At this point it had been 24 hours since their departure. Apparently they had called from Dallas to confirm that it was true. I knew immediately why. They saw Dallas as a safe distance from the family, their first step out of the true south. No sheriff could pull them over past this point and if the truck broke down they were really on their own. But what I was really thinking about was what my two brothers must be feeling and how I wished I could see them driving through the western states right now. This was long before cel phones were part of our reality and from the family’s perspective, the only reference point anyone had was the time it had taken me to drive out a few months earlier. We were all calculating where they might be based on my solitary haul west. I could barely sleep that night. My dad’s family was furious and convinced I had put them up to it, possibly even sending them money. My dad’s brother called my mom’s sister, a line of communication that had not been crossed since the divorce to try to gather information on who exactly knew what and when. It turned out we were all in the same boat for a change.

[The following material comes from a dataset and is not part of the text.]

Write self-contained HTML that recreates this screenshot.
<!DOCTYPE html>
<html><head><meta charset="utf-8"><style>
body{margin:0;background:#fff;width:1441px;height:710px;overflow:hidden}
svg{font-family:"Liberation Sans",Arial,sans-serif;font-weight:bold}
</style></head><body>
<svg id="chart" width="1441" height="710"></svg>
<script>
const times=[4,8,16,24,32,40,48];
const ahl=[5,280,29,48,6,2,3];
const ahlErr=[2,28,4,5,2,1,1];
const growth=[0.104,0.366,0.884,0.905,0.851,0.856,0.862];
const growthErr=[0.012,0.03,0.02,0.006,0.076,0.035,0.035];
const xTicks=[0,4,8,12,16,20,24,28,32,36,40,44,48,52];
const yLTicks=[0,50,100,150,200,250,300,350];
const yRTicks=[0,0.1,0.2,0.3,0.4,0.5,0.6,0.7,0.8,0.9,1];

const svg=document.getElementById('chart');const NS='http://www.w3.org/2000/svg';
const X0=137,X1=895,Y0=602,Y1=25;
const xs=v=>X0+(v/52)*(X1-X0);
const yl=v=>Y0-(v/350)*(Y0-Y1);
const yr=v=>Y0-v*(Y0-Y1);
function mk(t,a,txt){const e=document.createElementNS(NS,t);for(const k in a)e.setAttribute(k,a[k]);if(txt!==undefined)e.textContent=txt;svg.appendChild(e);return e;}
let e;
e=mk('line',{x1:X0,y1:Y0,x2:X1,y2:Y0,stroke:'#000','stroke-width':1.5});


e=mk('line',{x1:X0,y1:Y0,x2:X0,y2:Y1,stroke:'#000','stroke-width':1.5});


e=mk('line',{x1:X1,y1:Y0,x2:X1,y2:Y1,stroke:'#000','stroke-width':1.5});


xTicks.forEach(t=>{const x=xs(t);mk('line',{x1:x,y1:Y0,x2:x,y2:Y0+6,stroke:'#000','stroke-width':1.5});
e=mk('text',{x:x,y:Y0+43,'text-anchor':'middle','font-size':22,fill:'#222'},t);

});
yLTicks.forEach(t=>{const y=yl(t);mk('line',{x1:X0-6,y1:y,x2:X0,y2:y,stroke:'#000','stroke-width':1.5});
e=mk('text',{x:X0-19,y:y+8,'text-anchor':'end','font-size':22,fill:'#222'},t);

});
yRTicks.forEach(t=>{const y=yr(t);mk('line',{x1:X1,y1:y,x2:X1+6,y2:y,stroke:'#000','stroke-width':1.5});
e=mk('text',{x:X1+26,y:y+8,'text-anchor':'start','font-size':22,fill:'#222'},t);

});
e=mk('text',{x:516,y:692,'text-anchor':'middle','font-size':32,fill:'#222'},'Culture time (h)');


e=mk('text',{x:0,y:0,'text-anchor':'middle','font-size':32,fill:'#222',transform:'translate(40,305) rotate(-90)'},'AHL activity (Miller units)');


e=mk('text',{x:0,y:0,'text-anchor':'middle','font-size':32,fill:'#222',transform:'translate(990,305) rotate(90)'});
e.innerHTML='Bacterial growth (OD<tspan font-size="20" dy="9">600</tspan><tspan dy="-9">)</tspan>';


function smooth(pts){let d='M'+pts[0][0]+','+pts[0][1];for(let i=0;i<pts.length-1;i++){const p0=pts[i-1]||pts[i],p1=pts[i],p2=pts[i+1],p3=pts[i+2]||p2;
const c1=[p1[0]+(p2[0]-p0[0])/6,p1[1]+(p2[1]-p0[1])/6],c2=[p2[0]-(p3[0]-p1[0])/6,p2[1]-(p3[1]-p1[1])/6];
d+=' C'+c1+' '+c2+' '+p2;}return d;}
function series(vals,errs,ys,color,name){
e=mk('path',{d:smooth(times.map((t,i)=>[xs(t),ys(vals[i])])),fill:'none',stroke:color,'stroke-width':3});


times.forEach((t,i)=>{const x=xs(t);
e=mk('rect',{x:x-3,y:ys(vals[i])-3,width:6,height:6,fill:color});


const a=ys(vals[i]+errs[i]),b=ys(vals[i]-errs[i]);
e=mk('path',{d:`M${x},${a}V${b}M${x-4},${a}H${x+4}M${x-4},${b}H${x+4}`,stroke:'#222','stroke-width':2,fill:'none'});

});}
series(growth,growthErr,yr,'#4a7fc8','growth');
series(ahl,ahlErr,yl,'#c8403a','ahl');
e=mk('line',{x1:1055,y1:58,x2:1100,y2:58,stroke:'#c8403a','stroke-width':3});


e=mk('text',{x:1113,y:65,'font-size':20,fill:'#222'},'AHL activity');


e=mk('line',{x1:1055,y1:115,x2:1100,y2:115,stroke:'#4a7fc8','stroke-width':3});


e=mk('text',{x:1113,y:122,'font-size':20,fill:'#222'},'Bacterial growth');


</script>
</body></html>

I hardly slept the night I heard my brothers were driving to California. There had been no word for over 24 hours as to where they were but the thought that they were headed my way was like believing in Santa Clause on Christmas Eve. The center of our family was shifting west for the first time ever. How long would they stay? Were they planning to move in with me? Would the three of us set up house and have the family neither of our parents had been able to hold together? I fantasized into the early morning until the phone rang a little before 7 AM. It was the 15 year old. He was calling from Barstow to ask exactly what the name of the town in California was and which direction they should go from there. I frantically gave him directions and then asked “What do you think of California so far?” I had decided to take them camping while they were here. “So far it stinks” he quipped back “I mean literally, it’s smelled like rotten eggs ever since we crossed the state line.”

A few hours later the three of us crammed into a Denny’s booth over 5 blue plate specials when the boys deduced the rotten egg smell had really been the battery dying on the truck. They had driven in the night with flashlights shined out the window somewhere in Oklahoma when they realized the battery wouldn’t make it. The truck arrived in a state in which it had to be pushed off in order to crank which included a nice backfire in case the spectacle of 2 boys hollering “punch it” to one another didn’t grab enough attention from onlookers.